University of Victoria honorary degree recipient Robert Waisman has spent much of his life working to inoculate people again hatred and discrimination.

The Holocaust survivor and founder of the Vancouver Holocaust Education Centre has travelled across Canada telling his story of survival, resilience and hope. Waisman spoke to an audience at UVic ahead of receiving his honorary doctorate of laws at the Faculty of Humanities’ convocation on June 13.

In conversation with UVic Chancellor Shelagh Rogers, Waisman talked about being a child at the notorious Buchenwald concentration camp in Nazi Germany. After working 12 hours in a munitions factory at the camp, Waisman said he was trying to sleep when a man shouted at him from across the room.

“‘Promise me if and when you survive you’ll tell the world what you’ve witnessed,’” Waisman recounted of the man’s words.

“I can hear that man’s voice clearly,” Waisman told the audience. “I felt I had a sacred responsibility to inoculate people against hatred.”

The event coincided with the tenth anniversary of the federal government’s apology to residential school survivors. Waisman, an honorary witness in the truth and Reconciliation Commission, spoke to Rogers about visiting northern Indigenous communities as part of that role. There he met young people who felt disenfranchised and forgotten. Waisman shared that after surviving the horrors of the Holocaust, a teacher helped him find his path.

“The Nazis predicted we wouldn’t amount to anything. We were full of anger and rage,” he said.
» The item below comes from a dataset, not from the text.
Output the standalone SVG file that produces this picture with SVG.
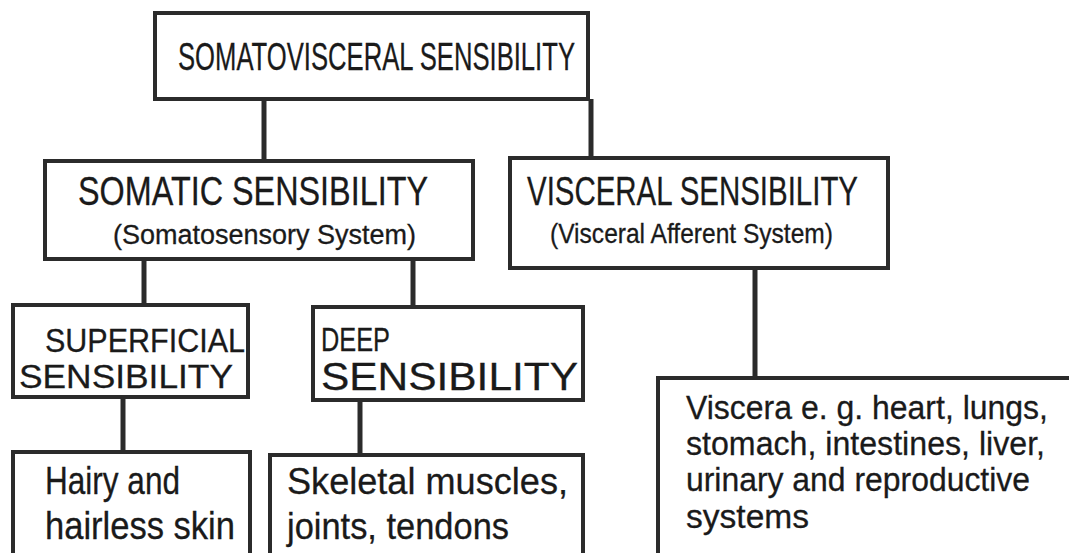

Waisman recounted that a teacher said to him, ‘If your parents were alive, what do you think they would want for you?’

“I put the anger aside and started catching up on schooling,” he said.

Waisman shared the same message with the young people he visited, forging lasting friendships with some of them.

“I get these wonderful letters from teenagers,” he said. “It keeps hope alive.”

Waisman says that although tremendous progress has been made on issues of discrimination, there is still work to be done, particularly when it comes to reconciliation with Indigenous nations and people in Canada.

“The Holocaust remains a powerful lesson against racism and hatred,” he says. “We must continue to affirm our commitment to uphold human rights for all and value diversity.”